Il vero nemico? La Russia ce l'ha in casa

Il vero nemico? La Russia ce l'ha in casa

Aeroporti e posti di frontiera presi d'assalto da gente che cerca di lasciare il proprio Paese, manifestanti contro la mobilitazione bastonati, arrestati, scaraventati contro le vetrine dei negozi eleganti del centro di Mosca, che vanno in frantumi come l'assurda retorica guerresca di Vladimir Putin. Quella che vorrebbe il popolo russo unito in armi non solo contro i cosiddetti nazisti dell'Ucraina improbabili come quelli dell'Illinois del film I Blues brothers ma contro l'Occidente tutto, accusato di essere il vero nemico della Santa Russia. La verità è però quella che i cittadini russi, o almeno molti di loro, stanno capendo in queste ore sulla propria pelle: il vero nemico ce l'hanno in casa, ed è il dittatore del Cremlino. Un uomo disperato e rabbioso, al quale l'incapacità di uscire vincitore dall'avventura folle in cui ha gettato se stesso e il suo Paese sta annebbiando la mente al punto di sfidare il suo stesso popolo. È lampante che la maggioranza dei russi non vuole morire per la megalomania di Putin. I ranghi dell'esercito, decimati dagli ucraini, non si riescono a ricolmare per via volontaria, nemmeno facendo ricorso a mercenari stranieri e a migliaia di galeotti allettati dal premio della libertà a guerra conclusa. Serve la «mobilitazione parziale», che forse tanto parziale non sarà visto che già si parla non più di trecentomila, ma di un milione di riservisti da richiamare: ovvero costringere i cittadini comuni a indossare la divisa e, dopo un breve addestramento, finire al fronte. Quale sia la fiducia che Putin e i suoi gerarchi hanno nello spirito guerriero di questi uomini lo dimostra la durezza draconiana delle leggi promulgate contro renitenti e disertori - dai 10 ai 15 anni di galera - o l'annuncio che i contestatori arrestati saranno i primi a essere inviati a combattere.
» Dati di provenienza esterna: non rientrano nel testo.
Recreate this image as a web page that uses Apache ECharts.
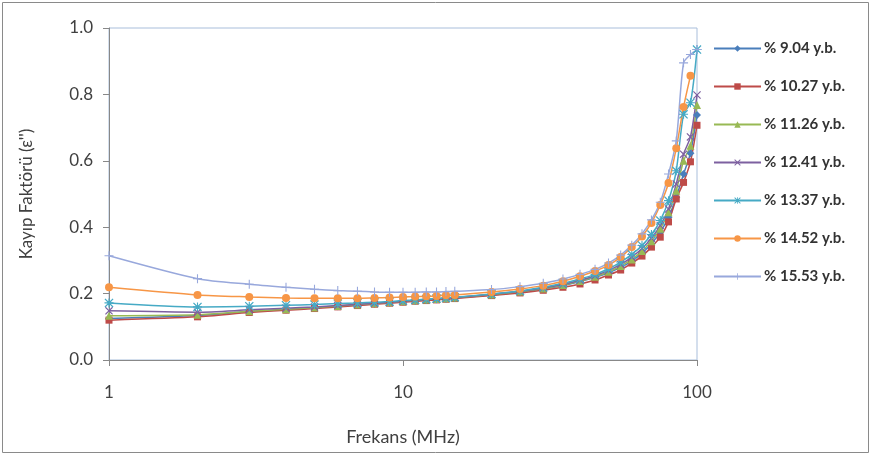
<!DOCTYPE html>
<html>
<head>
<meta charset="utf-8">
<script src="https://cdn.jsdelivr.net/npm/echarts@6/dist/echarts.min.js"></script>
<style>
  html, body { margin: 0; padding: 0; background: #fff; }
  #chart { width: 872px; height: 456px; }
</style>
</head>
<body>
<div id="chart"></div>
<script>
// frequency points (MHz)
var freq = [1,2,3,4,5,6,7,8,9,10,11,12,13,14,15,20,25,30,35,40,45,50,55,60,65,70,75,80,85,90,95,100];

var names = ['% 9.04 y.b.', '% 10.27 y.b.', '% 11.26 y.b.', '% 12.41 y.b.', '% 13.37 y.b.', '% 14.52 y.b.', '% 15.53 y.b.'];

var s904  = [0.125,0.134,0.146,0.152,0.157,0.162,0.166,0.170,0.173,0.176,0.179,0.181,0.183,0.185,0.187,0.196,0.205,0.214,0.224,0.236,0.249,0.263,0.279,0.298,0.322,0.350,0.385,0.430,0.490,0.560,0.623,0.738];
var s1027 = [0.120,0.130,0.143,0.150,0.155,0.160,0.164,0.168,0.171,0.174,0.177,0.179,0.181,0.183,0.185,0.194,0.202,0.210,0.219,0.229,0.241,0.256,0.271,0.292,0.313,0.340,0.370,0.416,0.485,0.535,0.597,0.707];
var s1126 = [0.133,0.136,0.147,0.153,0.158,0.163,0.167,0.171,0.174,0.177,0.180,0.182,0.184,0.186,0.188,0.197,0.206,0.215,0.226,0.238,0.251,0.266,0.283,0.303,0.328,0.358,0.395,0.445,0.510,0.600,0.645,0.768];
var s1241 = [0.148,0.144,0.151,0.156,0.160,0.164,0.168,0.171,0.174,0.177,0.180,0.182,0.184,0.186,0.188,0.198,0.207,0.217,0.228,0.240,0.254,0.270,0.288,0.310,0.336,0.367,0.405,0.455,0.530,0.620,0.672,0.798];
var s1337 = [0.172,0.160,0.162,0.165,0.167,0.170,0.172,0.174,0.176,0.179,0.181,0.183,0.185,0.187,0.189,0.199,0.208,0.219,0.231,0.244,0.258,0.275,0.295,0.318,0.345,0.378,0.420,0.480,0.570,0.740,0.775,0.935];
var s1452 = [0.219,0.196,0.190,0.187,0.186,0.186,0.186,0.187,0.188,0.190,0.191,0.192,0.193,0.195,0.196,0.205,0.214,0.224,0.237,0.252,0.268,0.286,0.310,0.340,0.372,0.413,0.467,0.533,0.638,0.762,0.856,null];
var s1553 = [0.314,0.245,0.228,0.219,0.213,0.209,0.207,0.205,0.204,0.204,0.204,0.205,0.205,0.206,0.207,0.212,0.221,0.231,0.244,0.258,0.273,0.292,0.316,0.346,0.380,0.422,0.475,0.560,0.660,0.895,0.920,0.935];

var allData = [s904, s1027, s1126, s1241, s1337, s1452, s1553];
var colors = ['#4a7ebb', '#be4b48', '#98b954', '#7d60a0', '#46aac5', '#f79646', '#98a8dc'];

var xPath = 'path://M0,1L1,0L5,4L9,0L10,1L6,5L10,9L9,10L5,6L1,10L0,9L4,5Z';
var plusPath = 'path://M4.4,0H5.6V4.4H10V5.6H5.6V10H4.4V5.6H0V4.4H4.4Z';
var starPath = 'path://M0,1L1,0L5,4L9,0L10,1L6,5L10,9L9,10L5,6L1,10L0,9L4,5Z M4.4,0H5.6V4.4H10V5.6H5.6V10H4.4V5.6H0V4.4H4.4Z';
var symbols = ['diamond', 'rect', 'triangle', xPath, starPath, 'circle', plusPath];
var sizes = [8, 7, 8, 8, 9, 8, 9];

var series = [];
for (var k = 0; k < allData.length; k++) {
    var pts = [];
    for (var i = 0; i < freq.length; i++) {
        if (allData[k][i] != null) pts.push([freq[i], allData[k][i]]);
    }
    series.push({
        name: names[k],
        type: 'line',
        smooth: 0.25,
        symbol: symbols[k],
        symbolSize: sizes[k],
        showAllSymbol: true,
        itemStyle: { color: colors[k] },
        lineStyle: { width: 1.5, color: colors[k] },
        data: pts
    });
}

var myChart = echarts.init(document.getElementById('chart'));
myChart.setOption({
    animation: false,
    textStyle: { fontFamily: 'Lato' },
    graphic: [{
        type: 'rect',
        shape: { x: 2.5, y: 2.5, width: 866, height: 450 },
        style: { fill: 'none', stroke: '#8a8a8a', lineWidth: 1 },
        z: -1
    }],
    legend: {
        orient: 'vertical',
        left: 708,
        top: 36,
        itemWidth: 47,
        itemHeight: 8,
        itemGap: 23,
        data: names,
        textStyle: { fontFamily: 'Lato', fontSize: 15, fontWeight: 'bold', color: '#333', padding: [0, 0, 0, -2] }
    },
    grid: {
        left: 109,
        top: 28,
        width: 588,
        height: 332,
        show: true,
        borderColor: '#a9bedb',
        borderWidth: 1
    },
    xAxis: {
        type: 'log',
        logBase: 10,
        min: 1,
        max: 100,
        name: 'Frekans (MHz)',
        nameLocation: 'middle',
        nameGap: 68,
        nameTextStyle: { fontFamily: 'Lato', fontSize: 18, color: '#404040' },
        axisLine: { show: true, lineStyle: { color: '#888', width: 1 } },
        axisTick: { show: true, length: 6, lineStyle: { color: '#888' } },
        axisLabel: { fontSize: 17, color: '#404040', margin: 24, fontFamily: 'Lato' },
        splitLine: { show: false },
        minorTick: { show: false }
    },
    yAxis: {
        type: 'value',
        min: 0,
        max: 1,
        interval: 0.2,
        name: "Kayıp Faktörü (ε'')",
        nameLocation: 'middle',
        nameGap: 74,
        nameTextStyle: { fontFamily: 'Lato', fontSize: 17, color: '#404040' },
        axisLine: { show: true, lineStyle: { color: '#888', width: 1 } },
        axisTick: { show: true, length: 6, lineStyle: { color: '#888' } },
        axisLabel: {
            fontSize: 17, color: '#404040', margin: 16, fontFamily: 'Lato',
            formatter: function (v) { return v.toFixed(1); }
        },
        splitLine: { show: false }
    },
    series: series
});
</script>
</body>
</html>
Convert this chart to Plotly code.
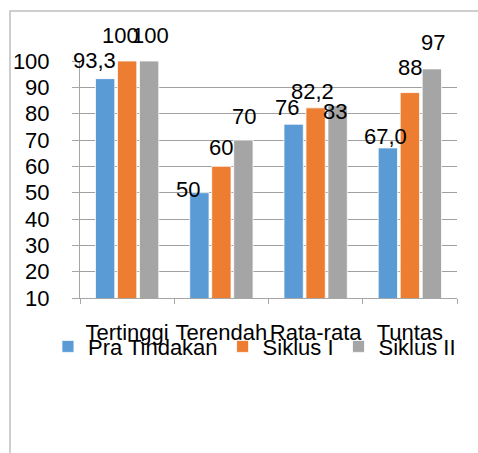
import plotly.graph_objects as go

categories = ["Tertinggi", "Terendah", "Rata-rata", "Tuntas"]
series_names = ["Pra Tindakan", "Siklus I", "Siklus II"]
pra_tindakan = [93.3, 50, 76, 67.0]
siklus_1 = [100, 60, 82.2, 88]
siklus_2 = [100, 70, 83, 97]
labels_pra = ["93,3", "50", "76", "67,0"]
labels_s1 = ["100", "60", "82,2", "88"]
labels_s2 = ["100", "70", "83", "97"]
y_ticks = [10, 20, 30, 40, 50, 60, 70, 80, 90, 100]

colors = ["#5B9BD5", "#ED7D31", "#A5A5A5"]
# pixel nudges for the data labels (style only), per series per category
nudges = [
    [(-11, 18), (-11, 3), (-7, 17), (-2, 11)],
    [(-7, 26), (0, 19), (-3, 16), (0, 25)],
    [(1, 26), (1, 24), (-3, -6), (1, 26)],
]

FONT = "Liberation Sans, Arial, sans-serif"
FS = 22
W, H = 478, 453
ML, MR, MT, MB = 80, 21, 61, 155
pw = W - ML - MR
ph = H - MT - MB
cat_px = pw / len(categories)

fig = go.Figure()
all_vals = [pra_tindakan, siklus_1, siklus_2]
all_labels = [labels_pra, labels_s1, labels_s2]
for name, vals, col in zip(series_names, all_vals, colors):
    fig.add_trace(go.Bar(
        name=name, x=categories, y=vals,
        marker=dict(color=col, line=dict(color="rgba(255,255,255,0.8)", width=1)),
    ))

bargap, bargroupgap = 0.3, 0.12
slot = (1 - bargap) / 3
annotations = []
for s, (vals, labs) in enumerate(zip(all_vals, all_labels)):
    for c, (v, lab) in enumerate(zip(vals, labs)):
        dx, dy = nudges[s][c]
        annotations.append(dict(
            x=c + (s - 1) * slot + dx / cat_px, y=v, xref="x", yref="y", text=lab,
            showarrow=False, yshift=dy, yanchor="middle", xanchor="center",
            font=dict(family=FONT, size=FS, color="#000000"),
        ))

fig.update_layout(
    width=W, height=H,
    margin=dict(l=ML, r=MR, t=MT, b=MB, pad=0),
    paper_bgcolor="white", plot_bgcolor="white",
    barmode="group", bargap=bargap, bargroupgap=bargroupgap,
    font=dict(family=FONT, size=FS, color="#000000"),
    showlegend=True,
    legend=dict(orientation="h", x=-0.085, xanchor="left", y=-0.205, yanchor="middle",
                font=dict(family=FONT, size=FS, color="#000000"),
                itemwidth=30, tracegroupgap=0, bgcolor="rgba(0,0,0,0)"),
    annotations=annotations,
    shapes=[dict(type="rect", xref="paper", yref="paper",
                 x0=(10 - ML) / pw, x1=1.3, y0=-1.0, y1=(H - MB - 11) / ph,
                 line=dict(color="#BFBFBF", width=1.5), fillcolor="rgba(0,0,0,0)",
                 layer="below")],
)
fig.update_xaxes(
    range=[-0.5, len(categories) - 0.5],
    showline=True, linecolor="#A6A6A6", linewidth=1,
    ticks="outside", ticklen=5, tickcolor="#A6A6A6", tickson="boundaries",
    ticklabelstandoff=15, showgrid=False, tickangle=0, automargin=False,
    tickfont=dict(family=FONT, size=FS, color="#000000"),
)
fig.update_yaxes(
    range=[10, 100], tickvals=y_ticks, showline=True, linecolor="#A6A6A6", linewidth=1,
    ticks="outside", ticklen=7, tickcolor="#A6A6A6",
    showgrid=True, gridcolor="#A0A0A0", gridwidth=1, zeroline=False,
    ticklabelstandoff=18, automargin=False,
    tickfont=dict(family=FONT, size=FS, color="#000000"),
)
fig.write_html("out.html")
Putin sta scaricando sul suo stesso popolo, più o meno consapevolmente, le sue stesse rabbia e disperazione. E come già in passate occasioni, soprattutto quando Aleksei Navalny era riuscito a portare nelle strade decine di migliaia di oppositori, ci si domanda oggi se la mossa della mobilitazione potrà segnare l'inizio della fine di Putin. Che l'opposizione stia crescendo, anche nelle province profonde più toccate dai lutti della guerra, è un fatto.

Ma che sia questo ad aprire una crepa nel regime, al momento pare improbabile: storicamente, in Russia, la voce del popolo è poco ascoltata. Se Putin cadrà, non sarà per mano del popolo impotente, ma semmai di qualche uomo di potere che cercherà così di salvare ricchezze e privilegi cui è difficile rinunciare.